The 1999 and 2000 champions were able to pass the finishing post at their leisure on the final morning, having scored a monumental first-innings 575 for 8 at a hectic pace and then dutifully chipped through the Sussex order twice on a pitch made for batting.

The stand-in captain, the England batsman Mark Butcher, with 68 not out, appropriately led them home in company with Ian Ward, who made 43 not out, as they knocked off the 113 runs they needed to leave last year's Second Division champions in little doubt as to what they are up against this summer.

A match which began in sombre mood with a two-minute silence in memory of Surrey's Ben Hollioake and Sussex's Umer Rashid therefore ended in a resounding victory for the hosts and a chastening debut at this level for their victims.

Butcher was never in any doubt Surrey at least would be capable of performing to their best, even in the state of raw emotion which immediately preceded start of play on Friday as the teams paid their tribute to two all-rounders killed in separate accidents in the weeks leading up to the new season.

"The way the guys have reacted since we have been back in pre-season has been so impressive," he said. "There has been no thought of slacking – in fact I believe they have worked harder than ever.

"The reaction of Ally Brown and Nadeem Shahid when they got their hundreds in the first innings said it all.
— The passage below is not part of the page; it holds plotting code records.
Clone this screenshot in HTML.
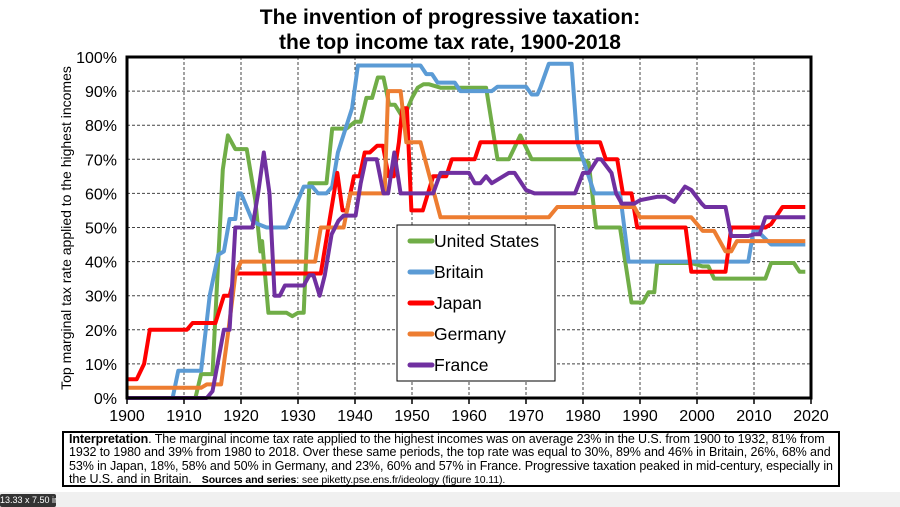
<!DOCTYPE html>
<html><head><meta charset="utf-8"><style>
body{margin:0;width:900px;height:507px;background:#fff;overflow:hidden;font-family:"Liberation Sans",Arial,sans-serif;position:relative}
#note{position:absolute;left:62px;top:431px;width:778px;height:56px;border:2px solid #000;box-sizing:border-box;overflow:hidden}
#noteInner{position:absolute;left:5px;top:0px;width:768px;font-size:12.5px;line-height:13.3px;color:#000;letter-spacing:-0.1px}
#tip{position:absolute;left:0;top:494px;width:56px;height:13px;background:#333;color:#fff;font-size:9px;line-height:13px;text-align:center;border-radius:2px;overflow:hidden;white-space:nowrap}
#strip{position:absolute;left:0;top:492px;width:900px;height:15px;background:#f0f0f0}
</style></head><body>
<div id="strip"></div>
<div id="tip">13.33 x 7.50 in</div>
<svg id="chart" width="900" height="430" style="position:absolute;left:0;top:0">
<text x="450" y="24" text-anchor="middle" font-size="21" font-weight="bold">The invention of progressive taxation:</text>
<text x="450" y="49" text-anchor="middle" font-size="21" font-weight="bold">the top income tax rate, 1900-2018</text>
<g id="grid"></g><g id="series"></g><g id="axes"></g>
<text transform="translate(71,228) rotate(-90)" text-anchor="middle" font-size="14">Top marginal tax rate applied to the highest incomes</text>
<g>
<rect x="397" y="225" width="158" height="156" fill="#fff" stroke="#000" stroke-width="1"/>
<g id="legend"></g></g>
</svg>
<div id="note"><div id="noteInner"><b>Interpretation</b>. The marginal income tax rate applied to the highest incomes was on average 23% in the U.S. from 1900 to 1932, 81% from 1932 to 1980 and 39% from 1980 to 2018. Over these same periods, the top rate was equal to 30%, 89% and 46% in Britain, 26%, 68% and 53% in Japan, 18%, 58% and 50% in Germany, and 23%, 60% and 57% in France. Progressive taxation peaked in mid-century, especially in the U.S. and in Britain. &nbsp;&nbsp;<b style="font-size:10.5px">Sources and series</b><span style="font-size:10.5px">: see piketty.pse.ens.fr/ideology (figure 10.11).</span></div></div>
<script>
const xTicks=[1900,1910,1920,1930,1940,1950,1960,1970,1980,1990,2000,2010,2020];
const yTicks=[0,10,20,30,40,50,60,70,80,90,100];
const seriesNames=["United States","Britain","Japan","Germany","France"];
const seriesColors=["#70ad47","#5b9bd5","#ff0000","#ed7d31","#7030a0"];
const usYears=[1900,1912,1913,1915,1916.8,1917.7,1919,1921,1922.5,1923.4,1923.7,1924.8,1928,1929,1930,1931,1932,1935,1936,1938.5,1940,1941,1942,1943,1944,1945,1946,1947,1948.5,1949,1950,1951,1952,1953,1955,1963,1965,1967,1969,1971,1980,1981,1982.3,1986.5,1988.5,1990.5,1991.5,1992.5,1993,1999,2001,2002,2003,2012,2013,2017,2018,2019];
const usValues=[0,0,7,7,67,77,73,73,58,43,46,25,25,24,25,25,63,63,79,79,81,81,88,88,94,94,86,86,82,84,88,91,92,92,91,91,70,70,77,70,70,69,50,50,28,28,31,31,39.6,39.6,38.6,38.6,35,35,39.6,39.6,37,37];
const brYears=[1900,1908,1909,1913,1914.5,1916,1917,1918,1919,1919.5,1920,1922,1923,1924.5,1928,1930,1931,1932.5,1933.5,1935,1936,1937,1939.5,1940.5,1951.5,1952.5,1953.5,1954.5,1957.5,1958.5,1964,1965,1970,1971,1972,1972.5,1974,1978,1979,1982,1984.5,1986.5,1988,2009,2010,2013,2019];
const brValues=[0,0,8,8,30,42,43,52.5,52.5,60,60,52,51,50,50,58,62,62,60,60,62,72,85,97.5,97.5,95,95,92.5,92.5,90,90,91.3,91.3,89,89,91,98,98,75,60,60,60,40,40,50,45,45];
const jpYears=[1900,1901.7,1903,1904,1910.5,1911.5,1915.5,1917,1918,1919,1934,1936.9,1937.8,1938.6,1939.8,1940.8,1941.7,1942.6,1943.9,1944.9,1945.9,1946.8,1947.7,1948.3,1949.1,1949.9,1951.9,1953.7,1956,1957,1961,1962,1983,1984,1986,1987,1988.5,1989.5,1998,1999,2005,2006,2012,2013,2015,2019];
const jpValues=[5.5,5.5,10,20,20,22,22,30,30,36.5,36.5,66,55,55,65,65,72,72,74,74,65,65,75,85,85,55,55,65,65,70,70,75,75,70,70,60,60,50,50,37,37,50,50,51,56,56];
const deYears=[1900,1913,1914,1916.5,1917.8,1919,1920,1933,1934,1938,1939.2,1945.2,1945.8,1948,1949,1951.5,1955,1974,1975.5,1989,1990,1999,2001,2003,2005,2006,2007,2019];
const deValues=[3,3,4,4,20,36,40,40,50,50,60,60,90,90,75,75,53,53,56,56,53,53,49,49,43,43,46,46];
const frYears=[1900,1914,1915,1917,1918,1919,1922,1923,1924,1925,1925.9,1926.8,1927.7,1931,1932,1932.7,1933.8,1934.7,1935.9,1937.1,1938,1940.1,1941,1941.9,1943.8,1945,1945.8,1946.9,1948,1953.7,1955,1960,1961,1962,1963,1964,1967,1968,1970,1971.5,1978.6,1980,1981,1982.5,1983.2,1985,1985.8,1986.8,1989,1990,1993,1994.5,1996,1997.9,1999,2000.8,2001.4,2005,2006,2009,2010,2011,2012,2019];
const frValues=[0,0,2,20,20,50,50,60,72,60,30,30,33,33,36,36,30,36,48,52,53.5,53.5,63,70,70,60,60,72,60,60,66,66,63,63,65,63,66,66,61,60,60,66,66,70,70,66,60,57,57,58,59,59,57.5,62,61,57,56,56,47.5,47.5,48,48,53,53];
const allYears=[usYears,brYears,jpYears,deYears,frYears];
const allValues=[usValues,brValues,jpValues,deValues,frValues];
const X0=127,X1=811,Y0=398,Y1=57;
const xs=y=>X0+(y-1900)/120*(X1-X0);
const ys=v=>Y0-v/100*(Y0-Y1);
const NS="http://www.w3.org/2000/svg";
function mk(tag,attrs,parent){const e=document.createElementNS(NS,tag);for(const k in attrs)e.setAttribute(k,attrs[k]);parent.appendChild(e);return e;}
const grid=document.getElementById('grid'),axes=document.getElementById('axes'),ser=document.getElementById('series'),leg=document.getElementById('legend');
yTicks.forEach(v=>{
 if(v>0&&v<100){const l=mk('line',{x1:X0,x2:X1,y1:ys(v),y2:ys(v),stroke:'#444','stroke-width':1,'stroke-dasharray':'3,2'},grid);
 
 }
 const t=mk('text',{x:X0-10,y:ys(v)+6,'text-anchor':'end','font-size':16},axes);t.textContent=v+'%';
 
 
});
xTicks.forEach(y=>{
 if(y>1900&&y<2020){const l=mk('line',{x1:xs(y),x2:xs(y),y1:Y1,y2:Y0,stroke:'#444','stroke-width':1,'stroke-dasharray':'3,2'},grid);
 
 }
 const tk=mk('line',{x1:xs(y),x2:xs(y),y1:Y0,y2:Y0+6,stroke:'#000','stroke-width':1.5},axes);
 
 
 const t=mk('text',{x:xs(y),y:Y0+23,'text-anchor':'middle','font-size':16},axes);t.textContent=y;
 
 
});
const frame=mk('rect',{x:X0,y:Y1,width:X1-X0,height:Y0-Y1,fill:'none',stroke:'#000','stroke-width':3},axes);


allYears.forEach((yr,i)=>{
 const d=yr.map((y,j)=>(j?'L':'M')+xs(y).toFixed(1)+','+ys(allValues[i][j]).toFixed(1)).join('');
 const p=mk('path',{d:d,fill:'none',stroke:seriesColors[i],'stroke-width':4,'stroke-linejoin':'round'},ser);
 
 
});
seriesNames.forEach((n,i)=>{
 const y=241+i*31;
 const l=mk('line',{x1:410,x2:432,y1:y,y2:y,stroke:seriesColors[i],'stroke-width':5,'stroke-linecap':'round'},leg);
 
 
 const t=mk('text',{x:434,y:y+6,'font-size':17.5},leg);t.textContent=n;
 
 
});
</script>
</body></html>
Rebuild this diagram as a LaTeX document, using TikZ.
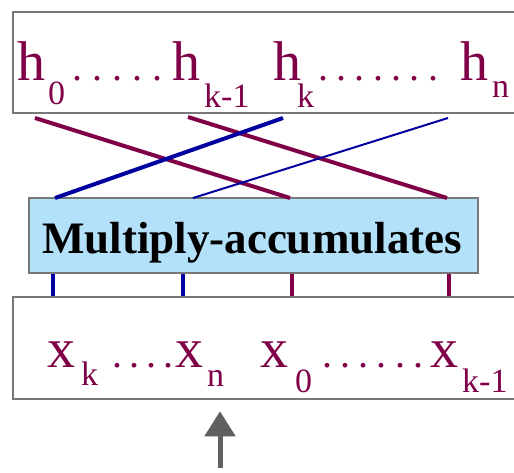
\documentclass[tikz,border=0pt]{standalone}
\usepackage{fontspec}
\setmainfont{Liberation Serif}
\usetikzlibrary{arrows.meta}
\definecolor{wine}{RGB}{128,0,72}
\definecolor{wireblue}{RGB}{0,0,160}
\definecolor{macfill}{RGB}{180,225,250}
\definecolor{frame}{RGB}{120,120,120}
\definecolor{feedgray}{RGB}{96,96,96}
\newcommand{\bigsym}{\fontsize{56}{60}\selectfont}
\newcommand{\subsym}{\fontsize{34}{36}\selectfont}
% base letter, gap, drop, index
\newcommand{\idx}[4]{#1\hspace{#2}\lower#3\hbox{\subsym #4}}
\newcommand{\dotrow}[2]{{\fontsize{40}{40}\selectfont\foreach \i in {1,...,#1}{\makebox[#2][c]{.}}}}

\begin{document}
\begin{tikzpicture}[x=1pt, y=-1pt, >=Stealth]
  \tikzset{
    reg/.style={draw=frame, line width=2.5pt, inner sep=0pt},
    mac/.style={draw=frame, line width=2pt, fill=macfill, inner sep=0pt},
    sym/.style={anchor=base west, inner sep=0pt, text=wine, font=\bigsym},
    dotbox/.style={anchor=base west, inner sep=0pt, text=wine},
    mline/.style={draw=wine, line width=4pt},
    bline/.style={draw=wireblue, line width=4pt},
    bthin/.style={draw=wireblue, line width=2pt},
    feed/.style={draw=feedgray, line width=5pt, -{Triangle[width=30pt,length=25pt]}}
  }
  \useasboundingbox (0,0) rectangle (514,472);
  % coefficient register
  \node[reg, minimum width=517pt, minimum height=101pt] (hreg) at (271.5,62.5) {};
  \node[sym] (h0) at (17,80) {\idx{h}{3pt}{24pt}{0}};
  \node[dotbox] (hd1) at (67,80) {\dotrow{5}{20pt}};
  \node[sym] (hk1) at (172,80) {\idx{h}{4pt}{27pt}{k-1}};
  \node[sym] (hk) at (273,80) {\idx{h}{-4pt}{27pt}{k}};
  \node[dotbox] (hd2) at (314,80) {\dotrow{7}{18.3pt}};
  \node[sym] (hn) at (460,80) {\idx{h}{4pt}{17pt}{n}};
  % multiply-accumulate block
  \node[mac, minimum width=449pt, minimum height=75pt] (mac) at (253.5,235.5) {};
  \node[anchor=base, inner sep=0pt, font=\fontsize{45}{48}\selectfont\bfseries] (macl) at (252,253) {Multiply-accumulates};
  % sample register
  \node[reg, minimum width=517pt, minimum height=102pt] (xreg) at (271.5,348) {};
  \node[sym] (xk) at (47,367) {\idx{x}{6pt}{18pt}{k}};
  \node[dotbox] (xd1) at (108.5,367) {\dotrow{4}{17pt}};
  \node[sym] (xn) at (175,367) {\idx{x}{4pt}{19pt}{n}};
  \node[sym] (x0) at (260,367) {\idx{x}{7pt}{25pt}{0}};
  \node[dotbox] (xd2) at (318,367) {\dotrow{6}{18.2pt}};
  \node[sym] (xk1) at (430,367) {\idx{x}{4pt}{25pt}{k-1}};
  % taps
  \coordinate (c1) at (35,118);
  \coordinate (c2) at (188,117);
  \coordinate (c3) at (283,118);
  \coordinate (c4) at (448,118);
  \foreach \n/\x in {u1/55,u2/193,u3/290,u4/447} \coordinate (\n) at (\x,198);
  \foreach \n/\x in {l1/53,l2/183,l3/292,l4/449} \coordinate (\n) at (\x,273);
  \draw[mline] (c1) -- (u3);
  \draw[mline] (c2) -- (u4);
  \draw[bline] (c3) -- (u1);
  \draw[bthin] (c4) -- (u2);
  \draw[bline] (l1 |- mac.south) -- (l1 |- xreg.north);
  \draw[bline] (l2 |- mac.south) -- (l2 |- xreg.north);
  \draw[mline] (l3 |- mac.south) -- (l3 |- xreg.north);
  \draw[mline] (l4 |- mac.south) -- (l4 |- xreg.north);
  % input
  \coordinate (in) at (220,468);
  \draw[feed] (in) -- ([yshift=-11pt]xreg.south -| in);
\end{tikzpicture}
\end{document}
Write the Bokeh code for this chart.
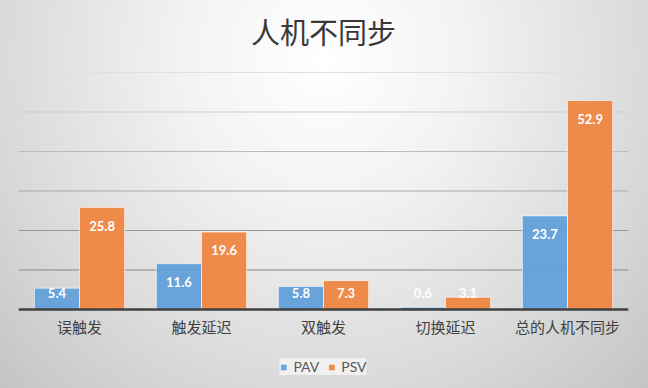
from bokeh.plotting import figure
from bokeh.models import ColumnDataSource, FactorRange, Range1d, Span, Legend, LegendItem, Label
from bokeh.transform import dodge
from bokeh.core.properties import value
from bokeh.embed import file_html
from bokeh.resources import INLINE
import numpy as np

# ---- data ----
categories = ["误触发", "触发延迟", "双触发", "切换延迟", "总的人机不同步"]
series = ["PAV", "PSV"]
pav = [5.4, 11.6, 5.8, 0.6, 23.7]
psv = [25.8, 19.6, 7.3, 3.1, 52.9]
y_ticks = [10, 20, 30, 40, 50, 60]
title_text = "人机不同步"

BLUE = "#63A0D8"
ORANGE = "#EE8744"
CJK = "Noto Sans CJK SC"
LAT = "Lato"

W, H = 648, 388
PX = 3.95            # pixels per value unit
BASE = 309           # baseline row in the picture
y_top = BASE / PX
y_bot = -(H - BASE) / PX

p = figure(width=W, height=H, x_range=FactorRange(*categories), y_range=Range1d(y_bot, y_top),
           output_backend="svg", toolbar_location=None,
           min_border_left=18, min_border_right=20, min_border_top=0, min_border_bottom=0)

p.styles = {"background-image": "radial-gradient(ellipse farthest-corner at 50% 15%, #ffffff 0%, #f3f3f3 30%, #dadada 70%, #c4c4c4 100%)"}
p.background_fill_alpha = 0
p.border_fill_alpha = 0
p.outline_line_color = None
p.xaxis.visible = False
p.yaxis.visible = False
p.xgrid.visible = False
p.ygrid.visible = False

# gridlines with a light-to-dark vertical shading
dark = np.array([0x85, 0x85, 0x85])
light = np.array([0xe0, 0xe0, 0xe0])
for t in y_ticks:
    f = (t - y_ticks[0]) / (y_ticks[-1] - y_ticks[0])
    c = (dark + (light - dark) * f).astype(int)
    p.add_layout(Span(location=t, dimension="width", line_color="#%02x%02x%02x" % tuple(c),
                      line_width=1, level="underlay"))

src = ColumnDataSource(dict(
    cat=categories, pav=pav, psv=psv,
    pav_ly=[max(v - 4.6, 4.1) for v in pav],
    psv_ly=[max(v - 4.6, 4.1) for v in psv],
    pav_t=["%.1f" % v for v in pav],
    psv_t=["%.1f" % v for v in psv],
    zero=[0] * len(categories),
))

bw = 0.37
r1 = p.vbar(x=dodge("cat", -bw / 2, range=p.x_range), top="pav", width=bw, source=src,
            fill_color=BLUE, fill_alpha=0.96, line_color="white", line_alpha=0.6, line_width=1)
r2 = p.vbar(x=dodge("cat", bw / 2, range=p.x_range), top="psv", width=bw, source=src,
            fill_color=ORANGE, fill_alpha=0.96, line_color="white", line_alpha=0.6, line_width=1)

for xo, yc, tc in [(-bw / 2, "pav_ly", "pav_t"), (bw / 2, "psv_ly", "psv_t")]:
    p.text(x=dodge("cat", xo, range=p.x_range), y=yc, text=tc, source=src,
           text_color="white", text_font=value(LAT), text_font_style="bold",
           text_font_size="13px", text_align="center", text_baseline="middle")

# baseline (category axis line)
p.add_layout(Span(location=0, dimension="width", line_color="#404040", line_width=2.5))

# category labels
p.text(x="cat", y="zero", text="cat", source=src, y_offset=17,
       text_color="#404040", text_font=value(CJK), text_font_size="15px",
       text_align="center", text_baseline="middle")

legend = Legend(items=[LegendItem(label=series[0], renderers=[r1]),
                       LegendItem(label=series[1], renderers=[r2])],
                orientation="horizontal", location="bottom_center",
                glyph_width=8, glyph_height=8, label_text_font=LAT,
                label_text_font_size="14px", label_text_color="#595959",
                label_standoff=6, spacing=8, padding=6, margin=13,
                background_fill_color="#f2f2f2", background_fill_alpha=0.9,
                border_line_color=None)
p.add_layout(legend, "center")

# title, centred over the middle of the category axis
p.add_layout(Label(x=len(categories) / 2, y=(BASE - 30) / PX, text=title_text,
                   text_font=CJK, text_font_size="29px", text_color="#383838",
                   text_align="center", text_baseline="middle"))

open("out.html", "w").write(file_html(p, INLINE))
Even if you do not wear it on your sleeve all season it is still there in the back of your mind pushing the guys on all the time."

Butcher, whose untroubled half-century had taken just 43 balls and contained nine fours, was impressed by the way the Surrey attack stuck to their task to bowl Sussex out twice on a wicket which had little in it for the bowlers.

"Scoring runs came easy to both teams," he said. "But the difference was we had the extra firepower to bowl them out while they were going at four an over."